##### MATERIAL
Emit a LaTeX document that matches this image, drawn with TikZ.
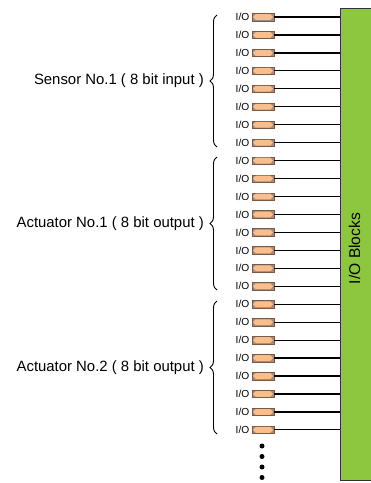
\documentclass[tikz,border=0pt]{standalone}
\usepackage{fontspec}
\setmainfont{Liberation Sans}
\usetikzlibrary{decorations.pathreplacing,calc}
\definecolor{blkgreen}{RGB}{141,198,63}
\definecolor{padfill}{RGB}{249,190,140}
\definecolor{padedge}{RGB}{120,90,70}
\tikzset{
  x=1pt, y=-1pt,
  iolabel/.style={font=\fontsize{10.2}{11}\selectfont, inner sep=0pt, anchor=east},
  padbox/.style={draw=padedge, fill=padedge!70, line width=0.5pt, minimum width=22pt, minimum height=7.5pt, inner sep=0pt},
  wire/.style={draw=black, line width=1.2pt},
  grouplabel/.style={font=\fontsize{14.9}{17}\selectfont, inner sep=0pt, anchor=east},
  bracestyle/.style={draw=black, line width=0.9pt, decorate, decoration={brace, amplitude=7pt, aspect=0.5}},
  dotstyle/.style={circle, fill=black, inner sep=0pt, minimum size=5pt}
}
\begin{document}
\begin{tikzpicture}
\useasboundingbox (0,0) rectangle (371,483);
\node[draw=black!80, fill=blkgreen, line width=0.8pt, minimum width=31pt, minimum height=472pt, inner sep=0pt, anchor=north west] (blk) at (339.5,8) {};
\node[rotate=90, font=\fontsize{15.6}{17}\selectfont, inner sep=0pt] (blklabel) at (354.5,248.5) {I/O Blocks};
\foreach \i in {1,...,24} {
  \pgfmathsetmacro{\yy}{17+(\i-1)*17.95}
  \node[padbox] (p\i) at (263,\yy) {};
  \fill[padfill] ($(p\i.west)+(1.2,0)$) -- ($(p\i.west)+(4,-2.9)$) -- ($(p\i.east)+(-4,-2.9)$) -- ($(p\i.east)+(-1.2,0)$) -- ($(p\i.east)+(-4,2.9)$) -- ($(p\i.west)+(4,2.9)$) -- cycle;
  \node[iolabel] (l\i) at (249.5,\yy) {I/O};
  \draw[wire] (p\i.east) -- (p\i.east -| blk.west);
}
\coordinate (b1t) at (217,15); \coordinate (b1b) at (217,147);
\coordinate (b2t) at (217,157); \coordinate (b2b) at (217,290);
\coordinate (b3t) at (217,301); \coordinate (b3b) at (217,434);
\draw[bracestyle] (b1b) -- (b1t);
\draw[bracestyle] (b2b) -- (b2t);
\draw[bracestyle] (b3b) -- (b3t);
\node[grouplabel] (g1) at (204,81) {Sensor No.1 ( 8 bit input )};
\node[grouplabel] (g2) at (204,223.5) {Actuator No.1 ( 8 bit output )};
\node[grouplabel] (g3) at (204,367.5) {Actuator No.2 ( 8 bit output )};
\foreach \k/\yy in {1/446,2/456.5,3/467,4/477.5} {
  \node[dotstyle] (d\k) at (262,\yy) {};
}
\end{tikzpicture}
\end{document}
##########
YOUR INSTRUCTIONS.
Return the full material word for word. Do not include the pictures.

WRITTEN SOLUTION.
Emit a LaTeX document that matches this image, drawn with TikZ.
\documentclass[tikz,border=0pt]{standalone}
\usepackage{fontspec}
\setmainfont{Liberation Sans}
\usetikzlibrary{decorations.pathreplacing,calc}
\definecolor{blkgreen}{RGB}{141,198,63}
\definecolor{padfill}{RGB}{249,190,140}
\definecolor{padedge}{RGB}{120,90,70}
\tikzset{
  x=1pt, y=-1pt,
  iolabel/.style={font=\fontsize{10.2}{11}\selectfont, inner sep=0pt, anchor=east},
  padbox/.style={draw=padedge, fill=padedge!70, line width=0.5pt, minimum width=22pt, minimum height=7.5pt, inner sep=0pt},
  wire/.style={draw=black, line width=1.2pt},
  grouplabel/.style={font=\fontsize{14.9}{17}\selectfont, inner sep=0pt, anchor=east},
  bracestyle/.style={draw=black, line width=0.9pt, decorate, decoration={brace, amplitude=7pt, aspect=0.5}},
  dotstyle/.style={circle, fill=black, inner sep=0pt, minimum size=5pt}
}
\begin{document}
\begin{tikzpicture}
\useasboundingbox (0,0) rectangle (371,483);
\node[draw=black!80, fill=blkgreen, line width=0.8pt, minimum width=31pt, minimum height=472pt, inner sep=0pt, anchor=north west] (blk) at (339.5,8) {};
\node[rotate=90, font=\fontsize{15.6}{17}\selectfont, inner sep=0pt] (blklabel) at (354.5,248.5) {I/O Blocks};
\foreach \i in {1,...,24} {
  \pgfmathsetmacro{\yy}{17+(\i-1)*17.95}
  \node[padbox] (p\i) at (263,\yy) {};
  \fill[padfill] ($(p\i.west)+(1.2,0)$) -- ($(p\i.west)+(4,-2.9)$) -- ($(p\i.east)+(-4,-2.9)$) -- ($(p\i.east)+(-1.2,0)$) -- ($(p\i.east)+(-4,2.9)$) -- ($(p\i.west)+(4,2.9)$) -- cycle;
  \node[iolabel] (l\i) at (249.5,\yy) {I/O};
  \draw[wire] (p\i.east) -- (p\i.east -| blk.west);
}
\coordinate (b1t) at (217,15); \coordinate (b1b) at (217,147);
\coordinate (b2t) at (217,157); \coordinate (b2b) at (217,290);
\coordinate (b3t) at (217,301); \coordinate (b3b) at (217,434);
\draw[bracestyle] (b1b) -- (b1t);
\draw[bracestyle] (b2b) -- (b2t);
\draw[bracestyle] (b3b) -- (b3t);
\node[grouplabel] (g1) at (204,81) {Sensor No.1 ( 8 bit input )};
\node[grouplabel] (g2) at (204,223.5) {Actuator No.1 ( 8 bit output )};
\node[grouplabel] (g3) at (204,367.5) {Actuator No.2 ( 8 bit output )};
\foreach \k/\yy in {1/446,2/456.5,3/467,4/477.5} {
  \node[dotstyle] (d\k) at (262,\yy) {};
}
\end{tikzpicture}
\end{document}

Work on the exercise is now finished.